— start of Listed entries —

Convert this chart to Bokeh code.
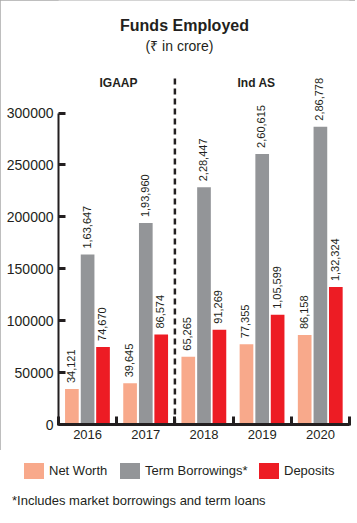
import math
from bokeh.plotting import figure
from bokeh.layouts import column
from bokeh.models import (ColumnDataSource, FixedTicker, Label, Div,
                          Range1d, BasicTickFormatter)
from bokeh.core.properties import value
from bokeh.embed import file_html
from bokeh.resources import INLINE

# ---- data ----
years = ["2016", "2017", "2018", "2019", "2020"]
net_worth = [34121, 39645, 65265, 77355, 86158]
term_borrowings = [163647, 193960, 228447, 260615, 286778]
deposits = [74670, 86574, 91269, 105599, 132324]
y_ticks = [0, 50000, 100000, 150000, 200000, 250000, 300000]
series_names = ["Net Worth", "Term Borrowings*", "Deposits"]
colors = ["#F8A98B", "#939598", "#ED1C24"]
section_labels = ["IGAAP", "Ind AS"]
title_text = "Funds Employed"
subtitle_text = "(\u20b9 in crore)"
footnote_text = "*Includes market borrowings and term loans"

FONT = "Liberation Sans"
TXT = "#231F20"


def indian(n):
    s = str(int(n))
    if len(s) <= 3:
        return s
    last3, rest = s[-3:], s[:-3]
    parts = []
    while len(rest) > 2:
        parts.insert(0, rest[-2:])
        rest = rest[:-2]
    if rest:
        parts.insert(0, rest)
    return ",".join(parts) + "," + last3


W, H = 355, 522
H1 = 450                            # main chart height
H2 = H - H1                         # legend / footnote strip
FL, FR, FB = 58, 349, 424           # frame edges in px
PX_PER_UNIT = 311.5 / 300000.0
y_end = FB / PX_PER_UNIT

p = figure(width=W, height=H1, x_range=Range1d(0, 5), y_range=Range1d(0, y_end),
           output_backend="svg", toolbar_location=None,
           min_border_left=FL, min_border_right=W - FR, min_border_top=0,
           min_border_bottom=H1 - FB)
p.outline_line_color = None
p.xgrid.grid_line_color = None
p.ygrid.grid_line_color = None
p.background_fill_color = "white"
p.border_fill_color = "white"

offsets = [-0.27, 0.0, 0.265]
series = [net_worth, term_borrowings, deposits]
for k, (vals, col) in enumerate(zip(series, colors)):
    src = ColumnDataSource(dict(x=[i + 0.5 + offsets[k] for i in range(len(years))],
                                top=vals, lab=[indian(v) for v in vals]))
    p.vbar(x="x", top="top", width=0.235, bottom=0, source=src,
           fill_color=col, line_color=None)
    p.text(x="x", y="top", text="lab", source=src, angle=math.pi / 2,
           text_align="left", text_baseline="middle", y_offset=-6, x_offset=-1,
           text_font=value(FONT), text_font_size="11px", text_color=TXT)

# separator between IGAAP and Ind AS
sep_top = (FB - 75) / PX_PER_UNIT
p.segment(x0=[2], y0=[0], x1=[2], y1=[sep_top], line_color=TXT,
          line_width=2.5, line_dash="6 4")

# axes
yax = p.yaxis[0]
yax.ticker = FixedTicker(ticks=y_ticks, minor_ticks=[])
yax.bounds = (0, 300000)
yax.formatter = BasicTickFormatter(use_scientific=False)
yax.major_tick_in = 7
yax.major_tick_out = 0
yax.minor_tick_in = 0
yax.minor_tick_out = 0
yax.major_tick_line_width = 3
yax.major_tick_line_color = TXT
yax.axis_line_width = 2
yax.axis_line_color = TXT
yax.major_label_text_font = FONT
yax.major_label_text_font_size = "14px"
yax.major_label_text_color = TXT
yax.major_label_standoff = 5

xax = p.xaxis[0]
xax.ticker = FixedTicker(ticks=[i + 0.5 for i in range(len(years))],
                         minor_ticks=list(range(len(years) + 1)))
xax.major_label_overrides = {i + 0.5: y for i, y in enumerate(years)}
xax.major_tick_line_color = None
xax.major_tick_in = 0
xax.major_tick_out = 0
xax.minor_tick_in = 8
xax.minor_tick_out = 1
xax.minor_tick_line_width = 3
xax.minor_tick_line_color = TXT
xax.axis_line_width = 3
xax.axis_line_color = TXT
xax.major_label_text_font = FONT
xax.major_label_text_font_size = "13px"
xax.major_label_text_color = TXT
xax.major_label_standoff = 4


def add_label(fig, text, x, y, size, bold=False, align="center"):
    fig.add_layout(Label(x=x, y=y, x_units="screen", y_units="screen",
                         text=text, text_font=FONT, text_font_size=size,
                         text_font_style="bold" if bold else "normal",
                         text_color=TXT, text_align=align, text_baseline="middle"))


# labels (screen coords relative to frame bottom-left)
add_label(p, title_text, 184 - FL, FB - 25, "16px", bold=True)
add_label(p, subtitle_text, 179 - FL, FB - 45, "14px")
add_label(p, section_labels[0], 118 - FL, FB - 82, "12px", bold=True)
add_label(p, section_labels[1], 256 - FL, FB - 82, "12px", bold=True)

# ---- legend / footnote strip ----
swatch_left = [24, 120, 259]
pieces = []
for name, col, sl in zip(series_names, colors, swatch_left):
    pieces.append(
        f'<div style="position:absolute;left:{sl}px;top:{463 - H1}px;width:20px;'
        f'height:16px;background:{col};"></div>'
        f'<div style="position:absolute;left:{sl + 25}px;top:{463 - H1}px;'
        f'line-height:16px;font-size:13px;white-space:nowrap;">{name}</div>')
pieces.append(
    f'<div style="position:absolute;left:12px;top:{501 - H1 - 8}px;line-height:16px;'
    f'font-size:13px;white-space:nowrap;">{footnote_text}</div>')
html = (f'<div style="position:relative;width:{W}px;height:{H2}px;'
        f'font-family:\'{FONT}\';color:{TXT};">' + "".join(pieces) + '</div>')
strip = Div(text=html, width=W, height=H2, margin=0,
            styles={"background": "white"})

layout = column(p, strip, spacing=0)
layout.styles = {"outline": "1px solid #A8A8A8", "outline-offset": "-1px"}

open("out.html", "w").write(file_html(layout, INLINE))
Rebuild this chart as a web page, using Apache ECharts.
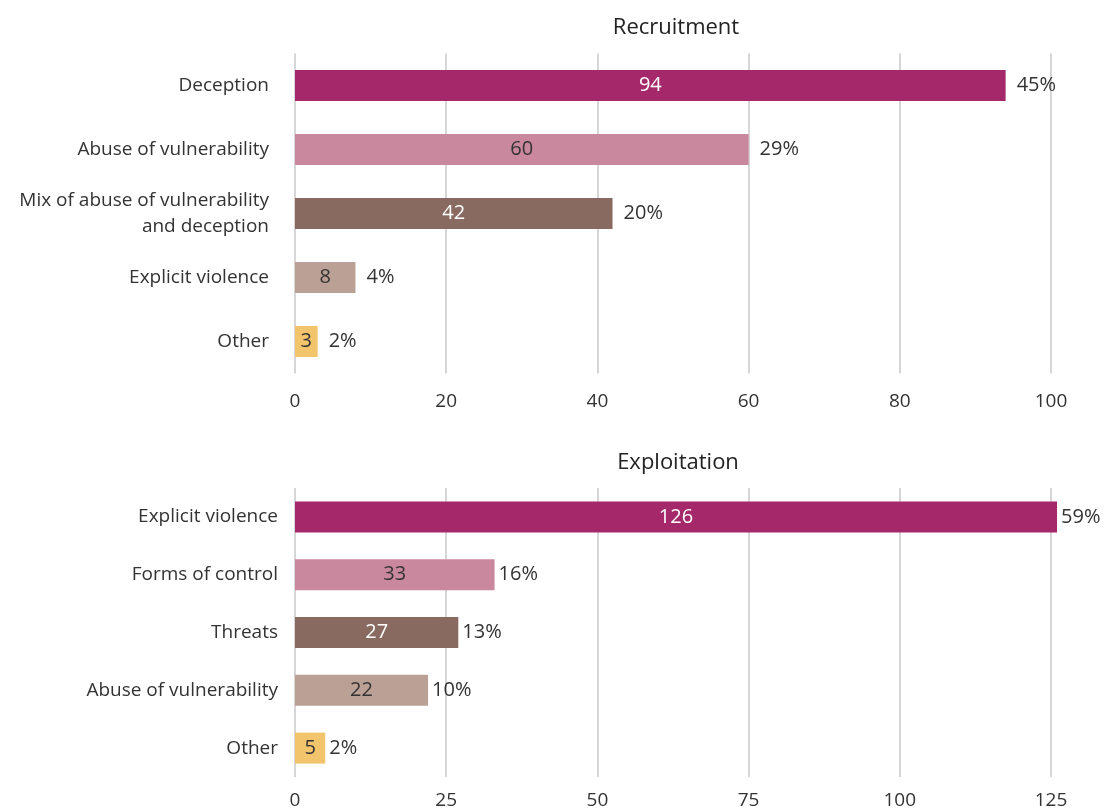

— end of Listed entries —

■ **Given instruction**: Reproduce the material in full, word for word, and omit the pictures.

■ **Task output**:
Convert this chart to Bokeh code.
import math
from bokeh.plotting import figure
from bokeh.layouts import column
from bokeh.models import (ColumnDataSource, FixedTicker, Label, Div,
                          Range1d, BasicTickFormatter)
from bokeh.core.properties import value
from bokeh.embed import file_html
from bokeh.resources import INLINE

# ---- data ----
years = ["2016", "2017", "2018", "2019", "2020"]
net_worth = [34121, 39645, 65265, 77355, 86158]
term_borrowings = [163647, 193960, 228447, 260615, 286778]
deposits = [74670, 86574, 91269, 105599, 132324]
y_ticks = [0, 50000, 100000, 150000, 200000, 250000, 300000]
series_names = ["Net Worth", "Term Borrowings*", "Deposits"]
colors = ["#F8A98B", "#939598", "#ED1C24"]
section_labels = ["IGAAP", "Ind AS"]
title_text = "Funds Employed"
subtitle_text = "(\u20b9 in crore)"
footnote_text = "*Includes market borrowings and term loans"

FONT = "Liberation Sans"
TXT = "#231F20"


def indian(n):
    s = str(int(n))
    if len(s) <= 3:
        return s
    last3, rest = s[-3:], s[:-3]
    parts = []
    while len(rest) > 2:
        parts.insert(0, rest[-2:])
        rest = rest[:-2]
    if rest:
        parts.insert(0, rest)
    return ",".join(parts) + "," + last3


W, H = 355, 522
H1 = 450                            # main chart height
H2 = H - H1                         # legend / footnote strip
FL, FR, FB = 58, 349, 424           # frame edges in px
PX_PER_UNIT = 311.5 / 300000.0
y_end = FB / PX_PER_UNIT

p = figure(width=W, height=H1, x_range=Range1d(0, 5), y_range=Range1d(0, y_end),
           output_backend="svg", toolbar_location=None,
           min_border_left=FL, min_border_right=W - FR, min_border_top=0,
           min_border_bottom=H1 - FB)
p.outline_line_color = None
p.xgrid.grid_line_color = None
p.ygrid.grid_line_color = None
p.background_fill_color = "white"
p.border_fill_color = "white"

offsets = [-0.27, 0.0, 0.265]
series = [net_worth, term_borrowings, deposits]
for k, (vals, col) in enumerate(zip(series, colors)):
    src = ColumnDataSource(dict(x=[i + 0.5 + offsets[k] for i in range(len(years))],
                                top=vals, lab=[indian(v) for v in vals]))
    p.vbar(x="x", top="top", width=0.235, bottom=0, source=src,
           fill_color=col, line_color=None)
    p.text(x="x", y="top", text="lab", source=src, angle=math.pi / 2,
           text_align="left", text_baseline="middle", y_offset=-6, x_offset=-1,
           text_font=value(FONT), text_font_size="11px", text_color=TXT)

# separator between IGAAP and Ind AS
sep_top = (FB - 75) / PX_PER_UNIT
p.segment(x0=[2], y0=[0], x1=[2], y1=[sep_top], line_color=TXT,
          line_width=2.5, line_dash="6 4")

# axes
yax = p.yaxis[0]
yax.ticker = FixedTicker(ticks=y_ticks, minor_ticks=[])
yax.bounds = (0, 300000)
yax.formatter = BasicTickFormatter(use_scientific=False)
yax.major_tick_in = 7
yax.major_tick_out = 0
yax.minor_tick_in = 0
yax.minor_tick_out = 0
yax.major_tick_line_width = 3
yax.major_tick_line_color = TXT
yax.axis_line_width = 2
yax.axis_line_color = TXT
yax.major_label_text_font = FONT
yax.major_label_text_font_size = "14px"
yax.major_label_text_color = TXT
yax.major_label_standoff = 5

xax = p.xaxis[0]
xax.ticker = FixedTicker(ticks=[i + 0.5 for i in range(len(years))],
                         minor_ticks=list(range(len(years) + 1)))
xax.major_label_overrides = {i + 0.5: y for i, y in enumerate(years)}
xax.major_tick_line_color = None
xax.major_tick_in = 0
xax.major_tick_out = 0
xax.minor_tick_in = 8
xax.minor_tick_out = 1
xax.minor_tick_line_width = 3
xax.minor_tick_line_color = TXT
xax.axis_line_width = 3
xax.axis_line_color = TXT
xax.major_label_text_font = FONT
xax.major_label_text_font_size = "13px"
xax.major_label_text_color = TXT
xax.major_label_standoff = 4


def add_label(fig, text, x, y, size, bold=False, align="center"):
    fig.add_layout(Label(x=x, y=y, x_units="screen", y_units="screen",
                         text=text, text_font=FONT, text_font_size=size,
                         text_font_style="bold" if bold else "normal",
                         text_color=TXT, text_align=align, text_baseline="middle"))


# labels (screen coords relative to frame bottom-left)
add_label(p, title_text, 184 - FL, FB - 25, "16px", bold=True)
add_label(p, subtitle_text, 179 - FL, FB - 45, "14px")
add_label(p, section_labels[0], 118 - FL, FB - 82, "12px", bold=True)
add_label(p, section_labels[1], 256 - FL, FB - 82, "12px", bold=True)

# ---- legend / footnote strip ----
swatch_left = [24, 120, 259]
pieces = []
for name, col, sl in zip(series_names, colors, swatch_left):
    pieces.append(
        f'<div style="position:absolute;left:{sl}px;top:{463 - H1}px;width:20px;'
        f'height:16px;background:{col};"></div>'
        f'<div style="position:absolute;left:{sl + 25}px;top:{463 - H1}px;'
        f'line-height:16px;font-size:13px;white-space:nowrap;">{name}</div>')
pieces.append(
    f'<div style="position:absolute;left:12px;top:{501 - H1 - 8}px;line-height:16px;'
    f'font-size:13px;white-space:nowrap;">{footnote_text}</div>')
html = (f'<div style="position:relative;width:{W}px;height:{H2}px;'
        f'font-family:\'{FONT}\';color:{TXT};">' + "".join(pieces) + '</div>')
strip = Div(text=html, width=W, height=H2, margin=0,
            styles={"background": "white"})

layout = column(p, strip, spacing=0)
layout.styles = {"outline": "1px solid #A8A8A8", "outline-offset": "-1px"}

open("out.html", "w").write(file_html(layout, INLINE))
Rebuild this chart as a web page, using Apache ECharts.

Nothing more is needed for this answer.